Solving the riddle of our own suffering is a big question. Through experience and the study of many wise teachings, I have found that, yes…most of my own suffering is my propensity to not accept what is; my expectations seem to set up the suffering ahead of time. If we can practice with ‘what is’ we may get a different understanding of the story’s fuel source because that can strip away the story. And if suffering is still present, you’re only allowing your truth to be felt more fully. That alone may break a pattern.

6. Can I change the channel?

I laugh as I read this because I imagine there are people who have probably not heard Ram Dass explain The Channels (listen below), but it’s a profound way to see the psyche and notice how we are showing up in the world, so we can use our encounters with people as daily practice. I also laugh, thinking, who doesn’t want to change the channel of our mind sometimes? Ram Dass says… from one channel we can see ourselves in the human experience itself, from within the other person. And I say – “Is that you in there? I’m in here! How did you get in there? Far out!” Otherwise it can be too sticky for me, so I will walk away to create space for myself in the situation. Notice the channel you’re in; just notice. “Trying” to change the channel isn’t needed. Experience it for yourself and then practice just allowing.

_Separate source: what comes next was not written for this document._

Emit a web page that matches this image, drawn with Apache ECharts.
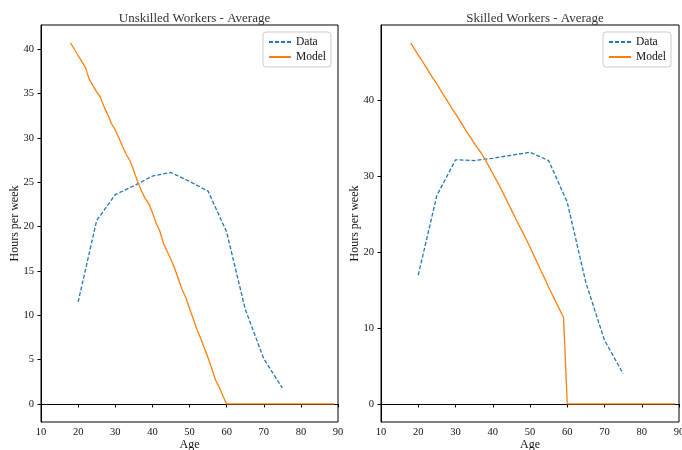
<!DOCTYPE html>
<html>
<head>
<meta charset="utf-8">
<script src="https://cdn.jsdelivr.net/npm/echarts@6/dist/echarts.min.js"></script>
<style>html,body{margin:0;padding:0;background:#fff}#c{width:682px;height:450px}</style>
</head>
<body>
<div id="c"></div>
<script>
var dataAges = [20, 25, 30, 35, 40, 45, 50, 55, 60, 65, 70, 75];
var unskilledData = [11.5, 20.7, 23.6, 24.6, 25.7, 26.1, 25.1, 24.0, 19.4, 10.7, 5.1, 1.8];
var skilledData = [17.0, 27.5, 32.2, 32.1, 32.4, 32.8, 33.2, 32.1, 26.6, 16.0, 8.4, 4.0];

var modelAges = [18,19,20,21,22,23,24,25,26,27,28,29,30,31,32,33,34,35,36,37,38,39,40,41,42,43,44,45,46,47,48,49,50,51,52,53,54,55,56,57,58,59,60,61,62,63,64,65,66,67,68,69,70,71,72,73,74,75,76,77,78,79,80,81,82,83,84,85,86,87,88,89];
var unskilledModel = [40.7,40.0,39.3,38.6,37.9,36.6,35.9,35.2,34.6,33.5,32.6,31.6,30.9,30.0,29.0,28.1,27.4,26.3,25.1,24.1,23.2,22.6,21.6,20.4,19.5,18.1,17.2,16.3,15.3,14.1,12.9,12.0,10.8,9.6,8.4,7.4,6.3,5.2,4.0,2.7,1.9,0.9,0,0,0,0,0,0,0,0,0,0,0,0,0,0,0,0,0,0,0,0,0,0,0,0,0,0,0,0,0,0];
var skilledModel = [47.6,46.8,46.0,45.3,44.5,43.7,42.9,42.2,41.4,40.6,39.8,39.0,38.3,37.5,36.7,35.9,35.2,34.4,33.7,33.0,32.2,31.3,30.4,29.5,28.6,27.6,26.6,25.6,24.6,23.6,22.7,21.7,20.7,19.6,18.6,17.5,16.5,15.4,14.4,13.4,12.4,11.4,0,0,0,0,0,0,0,0,0,0,0,0,0,0,0,0,0,0,0,0,0,0,0,0,0,0,0,0,0,0];

var xTicks = [10, 20, 30, 40, 50, 60, 70, 80, 90];
var unskilledYTicks = [0, 5, 10, 15, 20, 25, 30, 35, 40];
var skilledYTicks = [0, 10, 20, 30, 40];
var titles = ['Unskilled Workers - Average', 'Skilled Workers - Average'];

function pairs(xs, ys) { return xs.map(function (x, i) { return [x, ys[i]]; }); }

var FONT = 'Liberation Serif';
var txt = { color: '#111', fontFamily: FONT, fontSize: 10.5 };

function xAxis(gi) {
  return {
    type: 'value', gridIndex: gi, min: xTicks[0], max: xTicks[xTicks.length - 1], interval: 10,
    name: 'Age', nameLocation: 'middle', nameGap: 17, nameMoveOverlap: false,
    nameTextStyle: { color: '#111', fontFamily: FONT, fontSize: 12 },
    axisLine: { show: true, lineStyle: { color: '#000', width: 1 } },
    axisTick: { show: true, length: 3.5, lineStyle: { color: '#000' } },
    axisLabel: Object.assign({ margin: 5 }, txt),
    splitLine: { show: false }
  };
}
function yAxis(gi, ticks, mn, mx) {
  return {
    type: 'value', gridIndex: gi, min: mn, max: mx,
    name: 'Hours per week', nameLocation: 'middle', nameGap: 20, nameMoveOverlap: false,
    nameTextStyle: { color: '#111', fontFamily: FONT, fontSize: 12 },
    axisLine: { show: true, lineStyle: { color: '#000', width: 1 } },
    axisTick: { show: true, length: 3.5, customValues: ticks, lineStyle: { color: '#000' } },
    axisLabel: Object.assign({ margin: 7, customValues: ticks }, txt),
    splitLine: { show: false }
  };
}

function legendAt(left) {
  return { data: ['Data', 'Model'], orient: 'vertical', left: left, top: 32, itemWidth: 22, itemHeight: 8, itemGap: 3,
    padding: [4, 5, 4, 5], borderColor: '#ccc', borderWidth: 1, borderRadius: 3, backgroundColor: 'rgba(255,255,255,0.8)',
    itemStyle: { opacity: 0 },
    textStyle: { color: '#111', fontFamily: FONT, fontSize: 11.5 } };
}

var uMax = 40.7, sMax = 47.6;
var option = {
  animation: false,
  backgroundColor: '#fff',
  title: [
    { text: titles[0], left: 189.5, top: 7, textAlign: 'center', textStyle: { color: '#333', fontFamily: FONT, fontSize: 13, fontWeight: 'normal' } },
    { text: titles[1], left: 530, top: 7, textAlign: 'center', textStyle: { color: '#333', fontFamily: FONT, fontSize: 13, fontWeight: 'normal' } }
  ],
  grid: [
    { left: 41, right: 344, top: 25, bottom: 28, show: true, borderColor: '#000', borderWidth: 1, outerBoundsMode: 'none', containLabel: false },
    { left: 381, right: 3, top: 25, bottom: 28, show: true, borderColor: '#000', borderWidth: 1, outerBoundsMode: 'none', containLabel: false }
  ],
  legend: [legendAt(263), legendAt(603)],
  xAxis: [xAxis(0), xAxis(1)],
  yAxis: [yAxis(0, unskilledYTicks, -0.05 * uMax, 1.05 * uMax), yAxis(1, skilledYTicks, -0.05 * sMax, 1.05 * sMax)],
  series: [
    { name: 'Data', type: 'line', xAxisIndex: 0, yAxisIndex: 0, data: pairs(dataAges, unskilledData), symbol: 'none',
      lineStyle: { color: '#1f77b4', width: 1.3, type: [4, 2] }, itemStyle: { color: '#1f77b4' } },
    { name: 'Model', type: 'line', xAxisIndex: 0, yAxisIndex: 0, data: pairs(modelAges, unskilledModel), symbol: 'none',
      lineStyle: { color: '#ff7f0e', width: 1.3 }, itemStyle: { color: '#ff7f0e' } },
    { name: 'Data', type: 'line', xAxisIndex: 1, yAxisIndex: 1, data: pairs(dataAges, skilledData), symbol: 'none',
      lineStyle: { color: '#1f77b4', width: 1.3, type: [4, 2] }, itemStyle: { color: '#1f77b4' } },
    { name: 'Model', type: 'line', xAxisIndex: 1, yAxisIndex: 1, data: pairs(modelAges, skilledModel), symbol: 'none',
      lineStyle: { color: '#ff7f0e', width: 1.3 }, itemStyle: { color: '#ff7f0e' } }
  ]
};
var chart = echarts.init(document.getElementById('c'), null, { renderer: 'canvas' });
chart.setOption(option);
</script>
</body>
</html>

So, try it on. Ask these questions internally, ask your own. Notice without judgment, if you can; use this as part of your practice, or to start one. When it comes to answering difficult questions I face, I dance in and out of understanding and accepting that I don’t really ever know the answers? It’s more that I move to a place I feel comfortable with an answer. I find life is experienced during self-navigation with life, not after each decision is proven to be “right” or “wrong.” Even dipping our toe into “what is” shows us a shift of perception, and the “how-to” is revealed. Sometimes just that is enough. My pain in these situations 95% of the time isn’t questioning walking away or not; I know I should – it’s my attachment. Practice. Be love. Watch what happens. It can even be LOVE walking away.